SUPPLIED MATERIAL =>
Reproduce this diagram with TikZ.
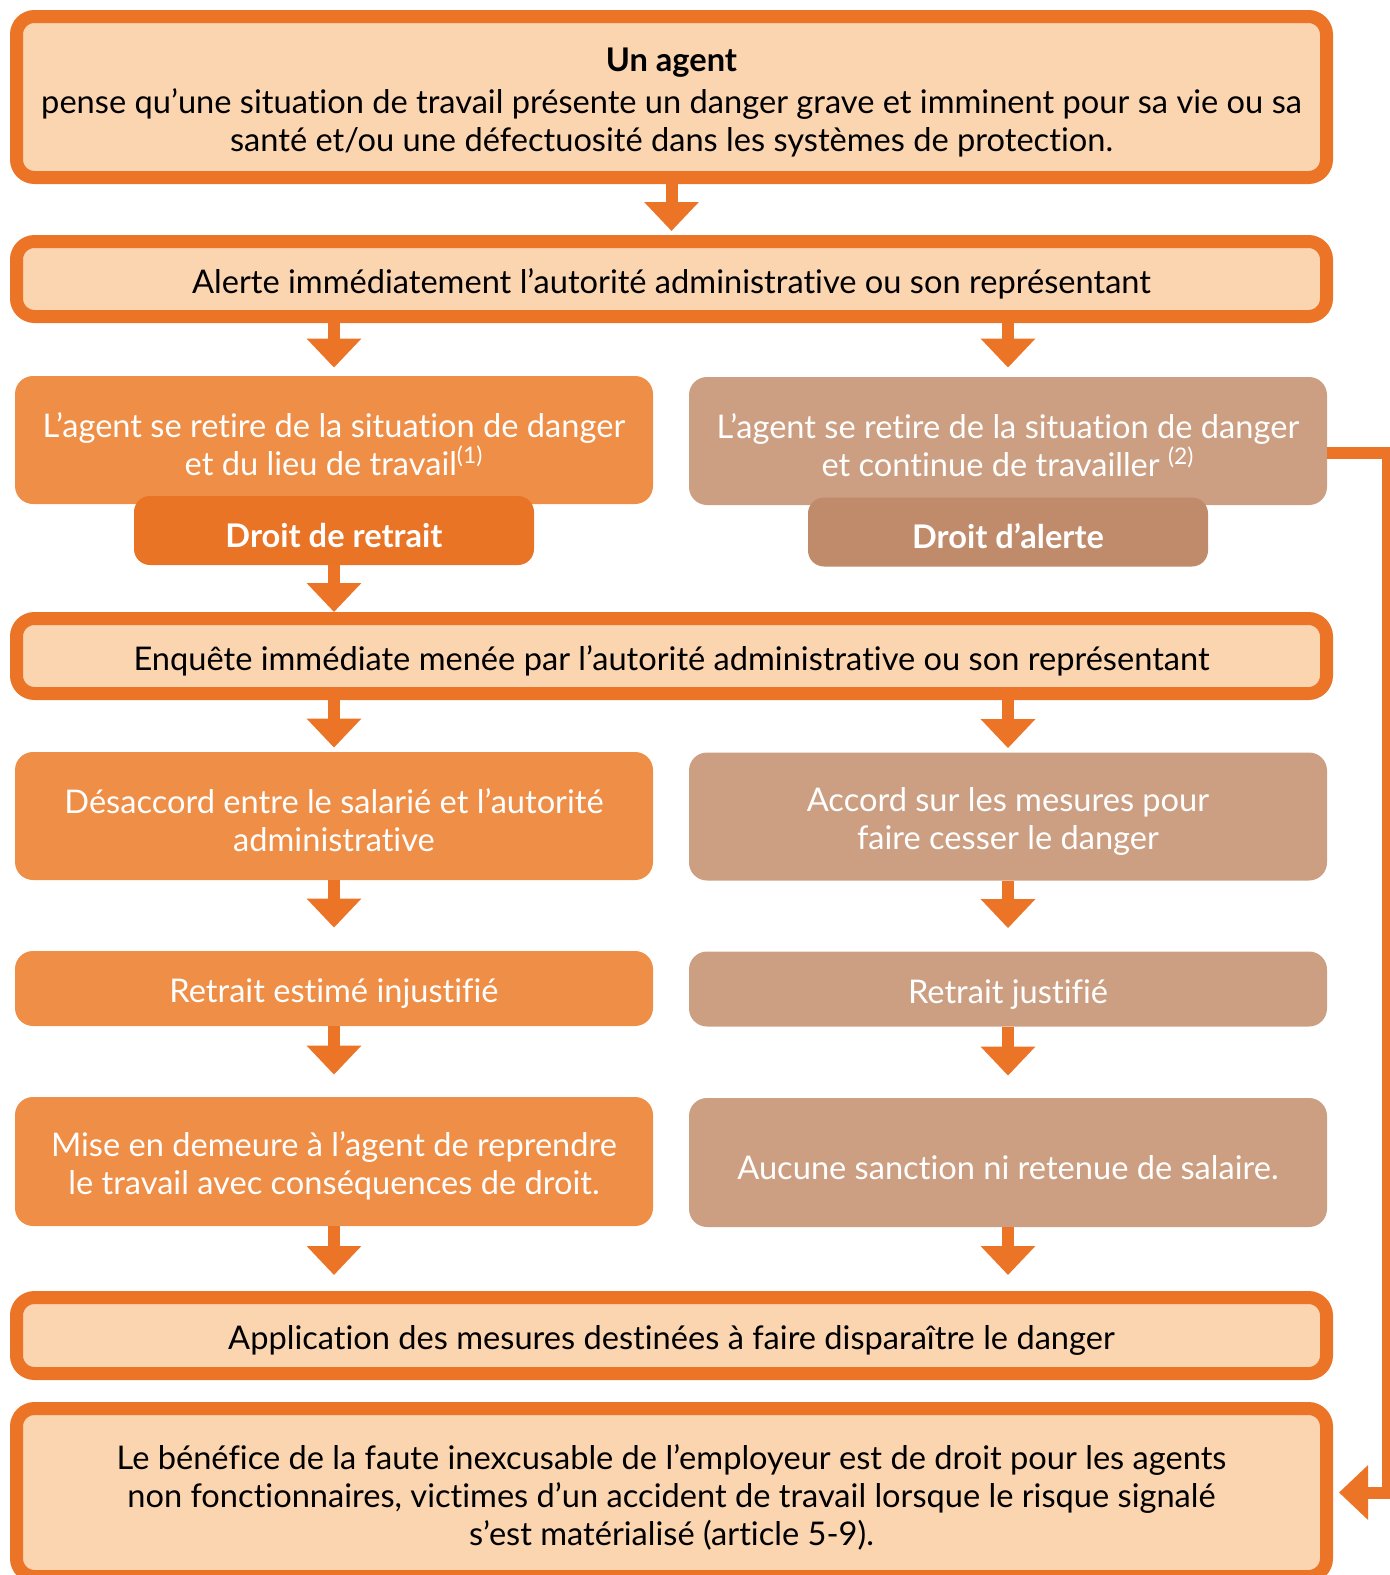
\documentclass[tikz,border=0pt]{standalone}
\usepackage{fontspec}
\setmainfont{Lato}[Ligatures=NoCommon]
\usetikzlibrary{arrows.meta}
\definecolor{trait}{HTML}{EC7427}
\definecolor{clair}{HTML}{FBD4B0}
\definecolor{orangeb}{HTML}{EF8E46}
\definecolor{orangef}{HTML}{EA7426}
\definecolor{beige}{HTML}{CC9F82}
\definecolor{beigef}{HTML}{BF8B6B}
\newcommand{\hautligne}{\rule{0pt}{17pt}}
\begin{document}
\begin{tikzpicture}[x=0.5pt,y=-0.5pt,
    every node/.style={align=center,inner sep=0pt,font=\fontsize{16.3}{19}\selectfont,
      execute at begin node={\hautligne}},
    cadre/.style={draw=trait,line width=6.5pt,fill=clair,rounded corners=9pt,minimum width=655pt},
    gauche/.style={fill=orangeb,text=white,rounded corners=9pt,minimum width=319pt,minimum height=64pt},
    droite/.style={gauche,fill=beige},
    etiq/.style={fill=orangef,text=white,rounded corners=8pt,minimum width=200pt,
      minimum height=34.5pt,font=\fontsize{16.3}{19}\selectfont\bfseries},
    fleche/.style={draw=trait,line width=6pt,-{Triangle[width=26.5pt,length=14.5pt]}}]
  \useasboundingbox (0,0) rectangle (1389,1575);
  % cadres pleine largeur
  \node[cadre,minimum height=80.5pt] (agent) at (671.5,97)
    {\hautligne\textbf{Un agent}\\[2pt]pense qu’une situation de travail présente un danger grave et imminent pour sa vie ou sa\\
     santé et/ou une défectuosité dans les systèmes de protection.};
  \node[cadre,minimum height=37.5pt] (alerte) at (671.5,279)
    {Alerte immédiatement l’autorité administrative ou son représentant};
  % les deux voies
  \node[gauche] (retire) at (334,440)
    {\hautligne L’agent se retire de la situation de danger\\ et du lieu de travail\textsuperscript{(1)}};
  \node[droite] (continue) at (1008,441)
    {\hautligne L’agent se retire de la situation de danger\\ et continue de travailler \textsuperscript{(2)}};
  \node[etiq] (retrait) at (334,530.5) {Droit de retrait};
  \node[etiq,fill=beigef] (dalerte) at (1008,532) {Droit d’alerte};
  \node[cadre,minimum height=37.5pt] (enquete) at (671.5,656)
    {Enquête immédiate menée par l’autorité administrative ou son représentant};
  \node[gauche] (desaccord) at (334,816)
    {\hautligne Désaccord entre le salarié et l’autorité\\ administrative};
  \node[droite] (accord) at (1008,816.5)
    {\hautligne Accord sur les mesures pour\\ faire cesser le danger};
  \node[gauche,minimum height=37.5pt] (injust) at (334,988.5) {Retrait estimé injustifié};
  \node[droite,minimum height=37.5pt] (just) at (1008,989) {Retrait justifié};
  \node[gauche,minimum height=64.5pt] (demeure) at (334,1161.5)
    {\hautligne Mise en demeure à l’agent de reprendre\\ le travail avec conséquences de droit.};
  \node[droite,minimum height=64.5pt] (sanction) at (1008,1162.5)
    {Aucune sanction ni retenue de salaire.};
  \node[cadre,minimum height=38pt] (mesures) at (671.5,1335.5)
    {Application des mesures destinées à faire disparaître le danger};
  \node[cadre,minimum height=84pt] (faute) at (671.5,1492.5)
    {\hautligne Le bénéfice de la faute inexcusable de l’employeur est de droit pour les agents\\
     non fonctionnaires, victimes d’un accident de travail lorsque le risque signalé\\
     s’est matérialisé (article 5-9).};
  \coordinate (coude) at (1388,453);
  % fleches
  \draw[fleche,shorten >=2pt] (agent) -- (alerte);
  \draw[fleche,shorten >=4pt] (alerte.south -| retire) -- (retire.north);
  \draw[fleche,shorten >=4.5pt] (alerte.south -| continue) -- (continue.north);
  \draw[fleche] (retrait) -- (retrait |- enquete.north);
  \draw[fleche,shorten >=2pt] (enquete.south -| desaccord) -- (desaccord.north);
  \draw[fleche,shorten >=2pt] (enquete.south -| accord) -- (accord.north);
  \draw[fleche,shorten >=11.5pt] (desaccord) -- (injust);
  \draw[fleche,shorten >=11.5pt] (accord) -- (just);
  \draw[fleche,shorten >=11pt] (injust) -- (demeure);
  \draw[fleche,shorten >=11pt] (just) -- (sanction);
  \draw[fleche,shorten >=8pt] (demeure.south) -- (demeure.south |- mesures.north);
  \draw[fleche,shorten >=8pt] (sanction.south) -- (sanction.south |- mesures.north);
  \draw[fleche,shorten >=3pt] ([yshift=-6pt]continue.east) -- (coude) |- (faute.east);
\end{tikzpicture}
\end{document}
---
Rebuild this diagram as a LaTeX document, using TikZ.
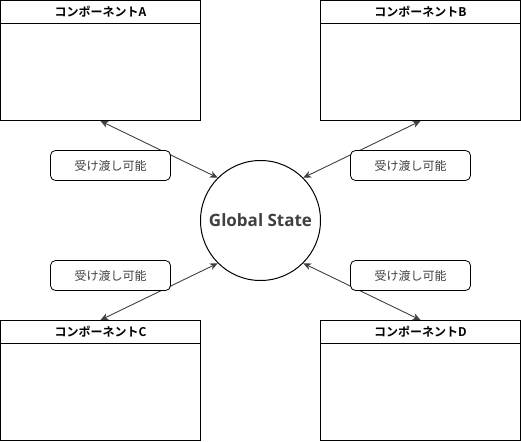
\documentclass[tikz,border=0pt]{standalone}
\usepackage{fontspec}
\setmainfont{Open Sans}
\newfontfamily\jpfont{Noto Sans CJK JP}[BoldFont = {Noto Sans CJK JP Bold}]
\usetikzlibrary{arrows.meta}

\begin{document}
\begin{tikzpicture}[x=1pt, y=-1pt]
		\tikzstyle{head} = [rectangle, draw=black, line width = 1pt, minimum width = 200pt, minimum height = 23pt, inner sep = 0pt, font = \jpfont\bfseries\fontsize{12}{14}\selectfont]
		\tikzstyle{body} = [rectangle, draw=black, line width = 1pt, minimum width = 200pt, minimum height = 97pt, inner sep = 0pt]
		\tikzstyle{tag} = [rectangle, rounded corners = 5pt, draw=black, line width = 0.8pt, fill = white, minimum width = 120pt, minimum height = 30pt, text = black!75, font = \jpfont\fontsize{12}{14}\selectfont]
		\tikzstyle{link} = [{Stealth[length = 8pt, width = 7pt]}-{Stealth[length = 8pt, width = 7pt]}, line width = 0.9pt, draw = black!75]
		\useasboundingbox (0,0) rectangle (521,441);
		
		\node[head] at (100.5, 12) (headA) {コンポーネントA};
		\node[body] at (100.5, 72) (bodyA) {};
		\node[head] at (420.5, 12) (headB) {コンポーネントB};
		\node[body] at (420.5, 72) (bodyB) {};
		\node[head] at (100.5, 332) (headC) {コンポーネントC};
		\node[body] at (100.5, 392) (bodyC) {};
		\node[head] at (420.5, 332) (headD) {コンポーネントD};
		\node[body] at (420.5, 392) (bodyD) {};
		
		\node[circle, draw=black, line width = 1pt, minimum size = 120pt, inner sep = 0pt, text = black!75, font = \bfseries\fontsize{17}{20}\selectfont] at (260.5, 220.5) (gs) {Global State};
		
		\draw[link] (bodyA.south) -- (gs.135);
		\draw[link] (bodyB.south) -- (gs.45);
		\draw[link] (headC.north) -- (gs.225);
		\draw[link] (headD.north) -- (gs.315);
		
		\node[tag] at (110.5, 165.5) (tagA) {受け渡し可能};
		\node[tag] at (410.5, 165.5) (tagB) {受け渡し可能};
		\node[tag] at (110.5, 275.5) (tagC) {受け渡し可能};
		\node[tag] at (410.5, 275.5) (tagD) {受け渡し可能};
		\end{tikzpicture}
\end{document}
...
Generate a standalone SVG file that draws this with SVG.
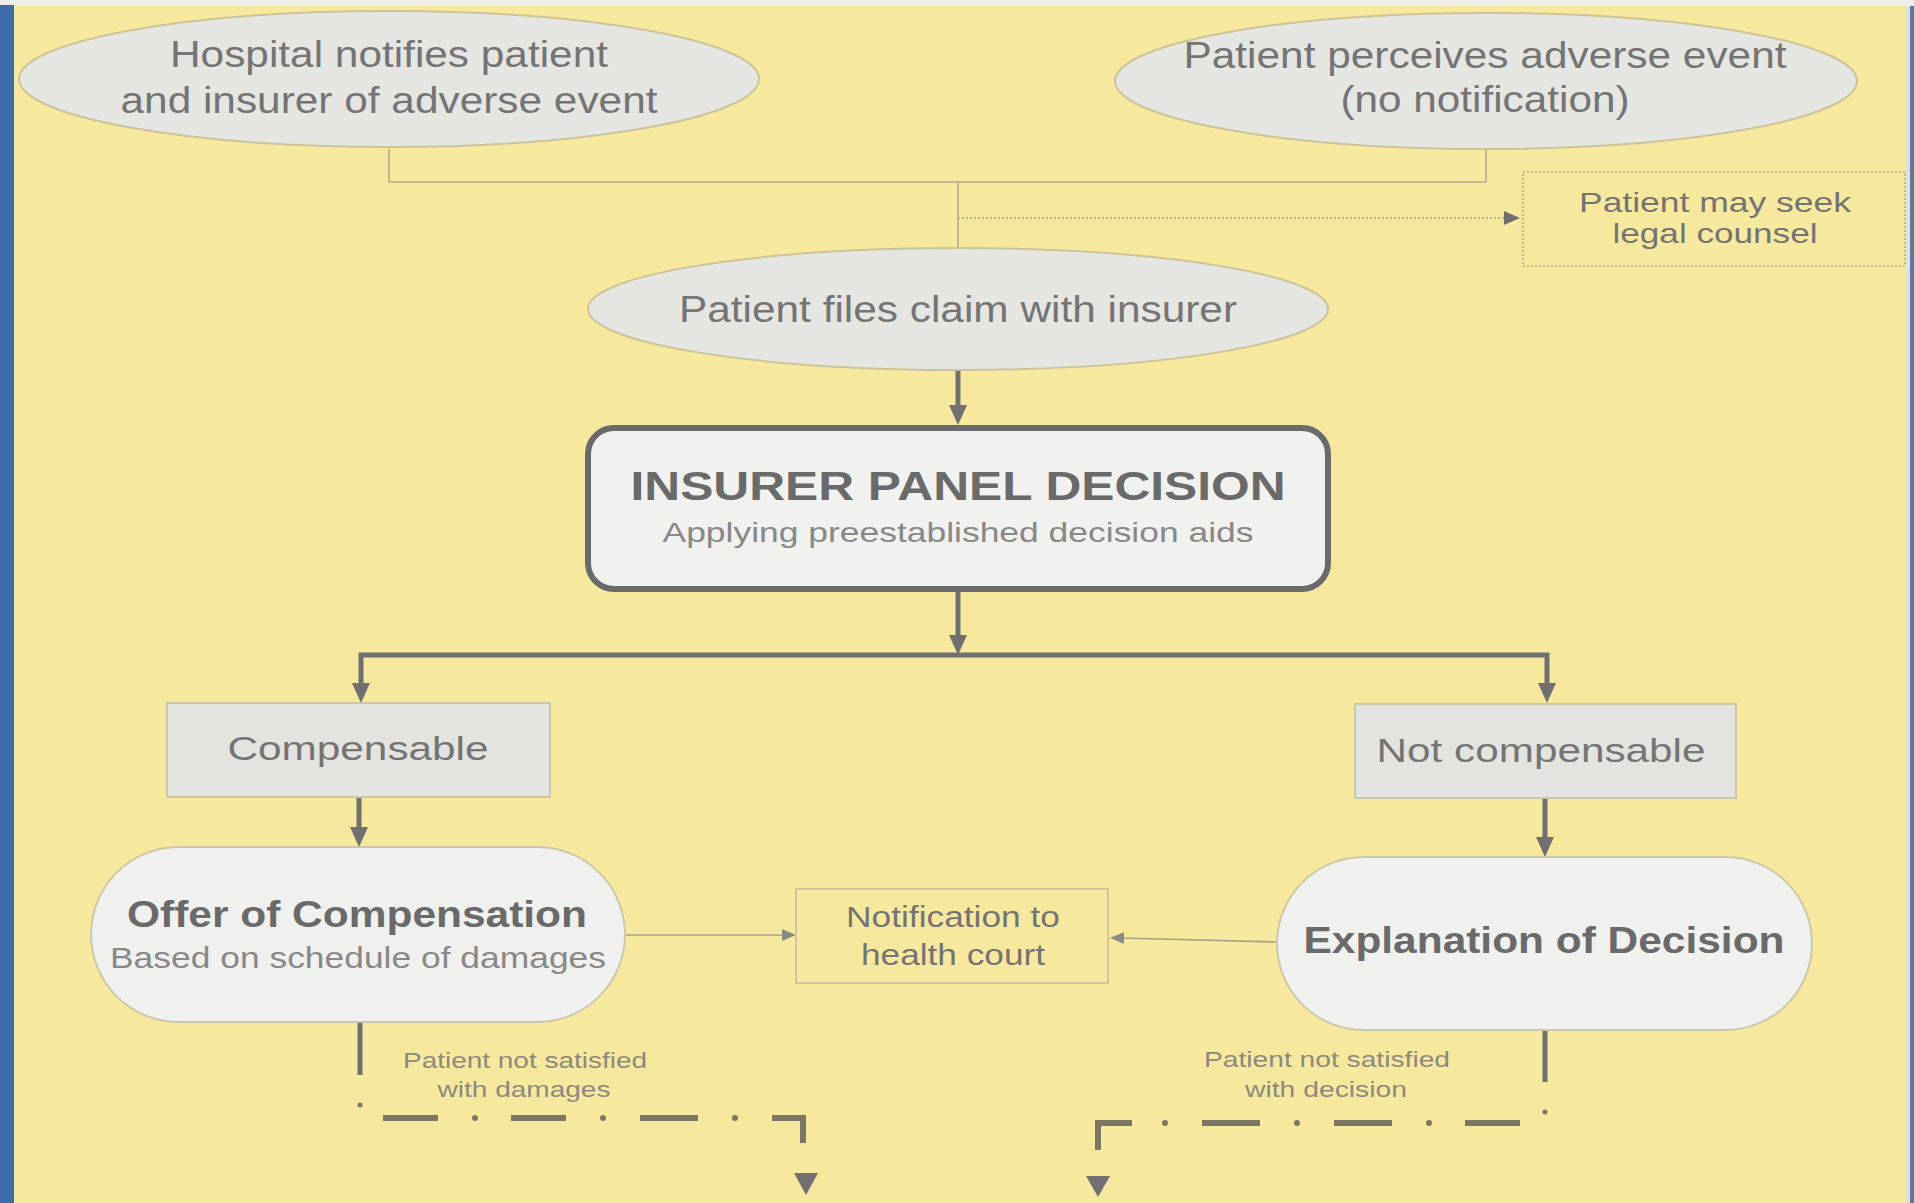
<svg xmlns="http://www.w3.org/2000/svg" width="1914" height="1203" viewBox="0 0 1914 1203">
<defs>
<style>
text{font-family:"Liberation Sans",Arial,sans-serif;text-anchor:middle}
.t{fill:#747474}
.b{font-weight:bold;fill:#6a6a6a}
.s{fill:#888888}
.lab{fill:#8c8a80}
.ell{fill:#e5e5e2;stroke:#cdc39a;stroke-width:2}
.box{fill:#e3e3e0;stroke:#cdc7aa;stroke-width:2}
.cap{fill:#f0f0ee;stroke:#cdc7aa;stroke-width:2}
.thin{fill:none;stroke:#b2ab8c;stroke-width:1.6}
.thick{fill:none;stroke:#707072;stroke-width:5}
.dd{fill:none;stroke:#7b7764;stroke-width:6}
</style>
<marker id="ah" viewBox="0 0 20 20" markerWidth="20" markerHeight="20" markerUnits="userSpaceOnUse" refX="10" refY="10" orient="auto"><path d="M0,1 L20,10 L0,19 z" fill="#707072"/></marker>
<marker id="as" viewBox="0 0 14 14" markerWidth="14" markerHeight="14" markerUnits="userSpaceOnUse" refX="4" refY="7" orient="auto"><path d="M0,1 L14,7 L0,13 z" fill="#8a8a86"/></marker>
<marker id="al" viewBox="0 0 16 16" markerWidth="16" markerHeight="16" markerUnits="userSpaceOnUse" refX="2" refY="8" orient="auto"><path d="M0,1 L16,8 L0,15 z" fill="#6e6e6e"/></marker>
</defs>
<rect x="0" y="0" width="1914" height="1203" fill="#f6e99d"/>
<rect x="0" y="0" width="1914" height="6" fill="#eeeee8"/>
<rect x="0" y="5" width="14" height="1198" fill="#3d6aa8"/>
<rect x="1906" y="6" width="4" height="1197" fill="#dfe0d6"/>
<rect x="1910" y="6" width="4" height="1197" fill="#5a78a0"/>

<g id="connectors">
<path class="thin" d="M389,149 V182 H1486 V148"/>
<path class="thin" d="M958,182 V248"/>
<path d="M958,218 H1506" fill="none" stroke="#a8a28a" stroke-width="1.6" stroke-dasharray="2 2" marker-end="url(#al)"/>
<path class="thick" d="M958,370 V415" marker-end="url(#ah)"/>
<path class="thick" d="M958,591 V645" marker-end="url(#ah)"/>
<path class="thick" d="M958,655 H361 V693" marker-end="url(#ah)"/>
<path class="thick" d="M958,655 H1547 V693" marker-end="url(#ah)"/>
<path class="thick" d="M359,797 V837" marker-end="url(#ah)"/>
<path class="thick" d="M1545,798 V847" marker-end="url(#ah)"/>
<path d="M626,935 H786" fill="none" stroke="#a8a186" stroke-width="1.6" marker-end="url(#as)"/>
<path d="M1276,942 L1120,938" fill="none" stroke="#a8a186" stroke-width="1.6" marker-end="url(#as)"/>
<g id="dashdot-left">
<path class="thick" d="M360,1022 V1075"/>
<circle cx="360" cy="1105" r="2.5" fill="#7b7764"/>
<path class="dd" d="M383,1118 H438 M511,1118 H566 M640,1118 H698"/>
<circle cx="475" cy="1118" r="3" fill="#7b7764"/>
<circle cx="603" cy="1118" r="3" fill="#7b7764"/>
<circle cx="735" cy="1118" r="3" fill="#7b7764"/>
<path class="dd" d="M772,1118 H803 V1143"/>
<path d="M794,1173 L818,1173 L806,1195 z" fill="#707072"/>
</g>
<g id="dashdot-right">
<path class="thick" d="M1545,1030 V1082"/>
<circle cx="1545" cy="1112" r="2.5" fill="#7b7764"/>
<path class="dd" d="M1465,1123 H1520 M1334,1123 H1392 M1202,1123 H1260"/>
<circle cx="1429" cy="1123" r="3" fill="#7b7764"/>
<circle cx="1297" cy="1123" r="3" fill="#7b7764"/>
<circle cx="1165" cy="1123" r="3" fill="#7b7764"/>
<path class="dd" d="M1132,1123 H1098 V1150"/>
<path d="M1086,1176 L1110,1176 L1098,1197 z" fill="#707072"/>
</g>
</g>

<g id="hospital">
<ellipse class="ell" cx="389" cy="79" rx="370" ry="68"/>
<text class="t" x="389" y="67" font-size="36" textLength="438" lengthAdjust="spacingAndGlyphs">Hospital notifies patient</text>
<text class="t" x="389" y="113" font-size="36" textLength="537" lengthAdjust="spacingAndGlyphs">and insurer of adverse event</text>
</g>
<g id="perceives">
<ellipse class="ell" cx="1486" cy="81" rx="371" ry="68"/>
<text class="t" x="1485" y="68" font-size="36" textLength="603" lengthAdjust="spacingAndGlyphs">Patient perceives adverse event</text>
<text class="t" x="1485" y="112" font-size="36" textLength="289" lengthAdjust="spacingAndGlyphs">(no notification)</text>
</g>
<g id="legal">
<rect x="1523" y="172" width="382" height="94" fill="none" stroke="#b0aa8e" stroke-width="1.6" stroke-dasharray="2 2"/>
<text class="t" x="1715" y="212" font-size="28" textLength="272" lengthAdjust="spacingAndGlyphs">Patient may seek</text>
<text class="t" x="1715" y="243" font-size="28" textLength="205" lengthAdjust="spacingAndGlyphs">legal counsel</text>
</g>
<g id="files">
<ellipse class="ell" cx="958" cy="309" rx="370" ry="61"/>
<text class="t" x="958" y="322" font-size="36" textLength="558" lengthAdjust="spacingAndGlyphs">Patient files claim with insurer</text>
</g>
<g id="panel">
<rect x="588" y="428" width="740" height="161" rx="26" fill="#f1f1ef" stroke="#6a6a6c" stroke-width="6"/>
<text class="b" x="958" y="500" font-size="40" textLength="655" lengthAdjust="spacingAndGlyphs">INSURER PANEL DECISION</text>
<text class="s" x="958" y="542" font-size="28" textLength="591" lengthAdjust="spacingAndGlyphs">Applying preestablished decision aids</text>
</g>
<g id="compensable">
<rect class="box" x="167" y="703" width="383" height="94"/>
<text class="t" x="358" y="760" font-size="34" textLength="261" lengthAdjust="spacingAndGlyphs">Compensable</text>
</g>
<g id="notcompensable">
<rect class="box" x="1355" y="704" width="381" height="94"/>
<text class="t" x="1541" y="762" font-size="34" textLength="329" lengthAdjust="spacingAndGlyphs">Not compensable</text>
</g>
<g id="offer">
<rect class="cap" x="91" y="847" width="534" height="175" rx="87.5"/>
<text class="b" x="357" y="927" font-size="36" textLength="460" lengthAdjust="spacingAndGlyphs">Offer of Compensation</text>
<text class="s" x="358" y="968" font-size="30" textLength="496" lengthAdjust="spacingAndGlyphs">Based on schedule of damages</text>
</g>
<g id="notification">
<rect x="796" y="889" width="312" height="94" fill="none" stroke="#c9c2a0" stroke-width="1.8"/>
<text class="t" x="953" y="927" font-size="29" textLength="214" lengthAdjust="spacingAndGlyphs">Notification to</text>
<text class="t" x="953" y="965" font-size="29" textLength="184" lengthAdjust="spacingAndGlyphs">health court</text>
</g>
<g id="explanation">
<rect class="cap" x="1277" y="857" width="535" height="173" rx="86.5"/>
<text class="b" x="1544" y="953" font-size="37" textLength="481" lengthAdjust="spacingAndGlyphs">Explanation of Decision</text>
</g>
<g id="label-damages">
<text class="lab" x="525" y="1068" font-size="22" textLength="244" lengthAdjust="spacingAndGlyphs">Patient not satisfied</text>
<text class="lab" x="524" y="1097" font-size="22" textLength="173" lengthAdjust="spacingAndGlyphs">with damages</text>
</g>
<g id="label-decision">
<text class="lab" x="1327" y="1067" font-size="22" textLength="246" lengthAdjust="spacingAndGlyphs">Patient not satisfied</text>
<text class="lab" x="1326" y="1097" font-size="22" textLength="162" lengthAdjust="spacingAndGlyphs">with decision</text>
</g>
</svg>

SHORT PROBLEM => Above this task is a listing with pictures in it. Retype only the lines from the one containing "Rebuild this diagram" through the one containing "(headD.north) -- (gs.315);", both included, and not the pictures.

COMPLETE ANSWER =>
Rebuild this diagram as a LaTeX document, using TikZ.
\documentclass[tikz,border=0pt]{standalone}
\usepackage{fontspec}
\setmainfont{Open Sans}
\newfontfamily\jpfont{Noto Sans CJK JP}[BoldFont = {Noto Sans CJK JP Bold}]
\usetikzlibrary{arrows.meta}

\begin{document}
\begin{tikzpicture}[x=1pt, y=-1pt]
		\tikzstyle{head} = [rectangle, draw=black, line width = 1pt, minimum width = 200pt, minimum height = 23pt, inner sep = 0pt, font = \jpfont\bfseries\fontsize{12}{14}\selectfont]
		\tikzstyle{body} = [rectangle, draw=black, line width = 1pt, minimum width = 200pt, minimum height = 97pt, inner sep = 0pt]
		\tikzstyle{tag} = [rectangle, rounded corners = 5pt, draw=black, line width = 0.8pt, fill = white, minimum width = 120pt, minimum height = 30pt, text = black!75, font = \jpfont\fontsize{12}{14}\selectfont]
		\tikzstyle{link} = [{Stealth[length = 8pt, width = 7pt]}-{Stealth[length = 8pt, width = 7pt]}, line width = 0.9pt, draw = black!75]
		\useasboundingbox (0,0) rectangle (521,441);
		
		\node[head] at (100.5, 12) (headA) {コンポーネントA};
		\node[body] at (100.5, 72) (bodyA) {};
		\node[head] at (420.5, 12) (headB) {コンポーネントB};
		\node[body] at (420.5, 72) (bodyB) {};
		\node[head] at (100.5, 332) (headC) {コンポーネントC};
		\node[body] at (100.5, 392) (bodyC) {};
		\node[head] at (420.5, 332) (headD) {コンポーネントD};
		\node[body] at (420.5, 392) (bodyD) {};
		
		\node[circle, draw=black, line width = 1pt, minimum size = 120pt, inner sep = 0pt, text = black!75, font = \bfseries\fontsize{17}{20}\selectfont] at (260.5, 220.5) (gs) {Global State};
		
		\draw[link] (bodyA.south) -- (gs.135);
		\draw[link] (bodyB.south) -- (gs.45);
		\draw[link] (headC.north) -- (gs.225);
		\draw[link] (headD.north) -- (gs.315);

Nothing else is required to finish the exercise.